These Good Bacteria Can Help Lower Lipids and Cholesterol Levels

  • Probiotics, also known as “good” microbes, are found in fermented foods like yogurt as well as some supplements.
  • Studies have shown that consuming probiotics for four weeks or longer can help lower your lipid levels.
  • Though probiotics have no known side effects and have health benefits like slightly lowering blood pressure, consult your doctor before adding probiotics to your diet.

Probiotics is a familiar term when it comes to some foods like yogurt, kimchi, and other fermented foods that you can find in your grocery store. Some health food stores also sell supplements that contain probiotics. The most common species of microbes in probiotics are Lactobacillus and Bifidobacteria, though there are many more.

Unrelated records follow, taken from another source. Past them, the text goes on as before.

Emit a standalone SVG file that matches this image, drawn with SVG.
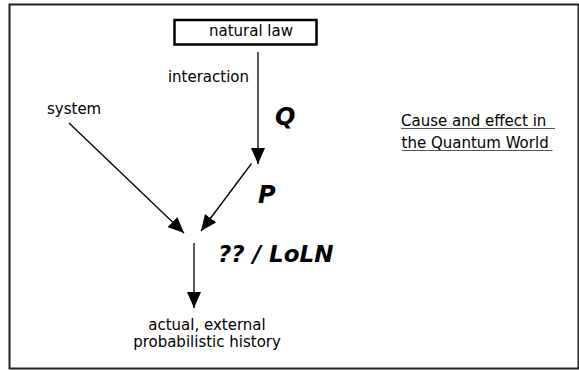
<svg xmlns="http://www.w3.org/2000/svg" width="579" height="370" viewBox="0 0 579 370">
<style>
.t{font-family:"DejaVu Sans",Verdana,sans-serif;font-size:15px;fill:#000}
.b{font-family:"DejaVu Sans",Verdana,sans-serif;font-weight:bold;font-style:italic;fill:#000}
.c{stroke:#000;stroke-width:1.3;fill:none;marker-end:url(#ah)}
.u{stroke:#555;stroke-width:1}
</style>
<defs>
<marker id="ah" markerUnits="userSpaceOnUse" markerWidth="16" markerHeight="14" refX="16" refY="7" orient="auto" viewBox="0 0 16 14">
<path d="M0,0 L16,7 L0,14 z" fill="#000"/>
</marker>
</defs>
<rect x="9.5" y="4.5" width="569" height="364" fill="#fff" stroke="#222" stroke-width="2"/>
<g id="natural-law">
<rect x="174.5" y="20" width="142" height="24.5" fill="#fff" stroke="#000" stroke-width="2.5"/>
<text class="t" x="251" y="36" text-anchor="middle">natural law</text>
</g>
<g id="system"><text class="t" x="47" y="114">system</text></g>
<g id="interaction"><text class="t" x="249" y="82" text-anchor="end">interaction</text></g>
<g id="Q"><text class="b" x="275" y="125" font-size="24">Q</text></g>
<g id="P"><text class="b" x="258" y="203" font-size="24">P</text></g>
<g id="loln"><text class="b" x="218" y="262" font-size="23">?? / LoLN</text></g>
<g id="history">
<text class="t" x="207" y="330" text-anchor="middle">actual, external</text>
<text class="t" x="207" y="347" text-anchor="middle">probabilistic history</text>
</g>
<g id="title">
<text class="t" x="401" y="125.5">Cause and effect in</text>
<text class="t" x="401.5" y="147.5">the Quantum World</text>
<line class="u" x1="401" y1="128.5" x2="555" y2="128.5"/>
<line class="u" x1="401.5" y1="150.5" x2="552.5" y2="150.5"/>
</g>
<g id="connectors">
<line class="c" x1="258" y1="52" x2="258" y2="164"/>
<line class="c" x1="251.5" y1="163.5" x2="201" y2="231"/>
<line class="c" x1="69" y1="123" x2="184" y2="233"/>
<line class="c" x1="194" y1="243" x2="194" y2="308"/>
</g>
</svg>
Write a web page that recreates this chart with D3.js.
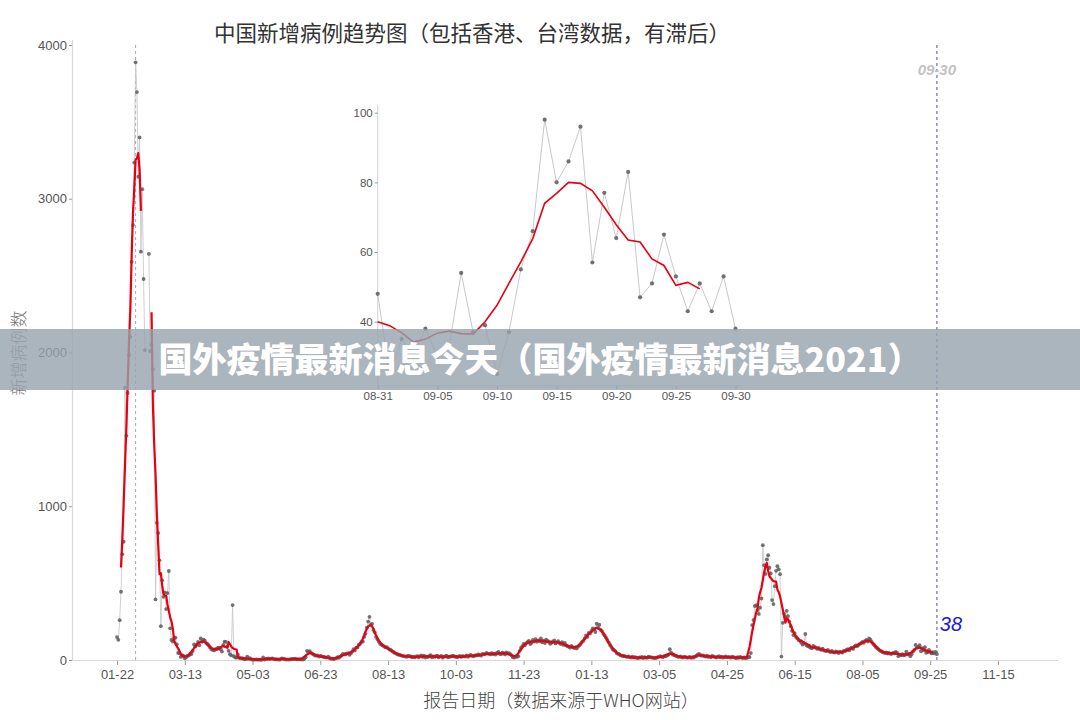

The term is used to refer to what is sometimes labeled as “good” microbes because of their health benefits. Studies examining the impact of probiotics show these benefits to include lowering blood pressure, improving the immune system, and easing symptoms related to diarrhea and inflammatory bowel diseases.

These studies included a variety of different probiotics- both in regular foods and supplements, as well as taking them in different amounts. These probiotics were taken for a time frame that varied between two weeks and six months.

A notable result was that some people in these studies were able to lower LDL levels between 5% to 35%. The decrease in HDL and triglyceride levels varied from study to study. In some, they weren’t significantly affected, in others, levels of triglycerides lowered by almost 11%.

So far, studies have shown that people with mildly high cholesterol levels at the start of the study had better lipid levels after taking probiotics for more than four weeks. Also, Lactobacillus acidophilus was shown to be a more effective strain.

Though it’s not 100% sure how probiotics lower lipid levels, there are several theories. One is that probiotics cause cholesterol-containing bile to not be absorbed by our intestines. Thus, this additional cholesterol is simply pooped out.

Another theory is that probiotics directly bind to cholesterol in the small intestine, incorporating them into their own cell membranes and converting the cholesterol into other chemicals.

So far though, probiotics have shown promise, but results of studies have varied when it comes to probiotics lowering lipid levels. Though probiotics don’t appear to have any side effects and have a long list of other health benefits,  it’s still best to talk to your healthcare provider before adding them to your diet.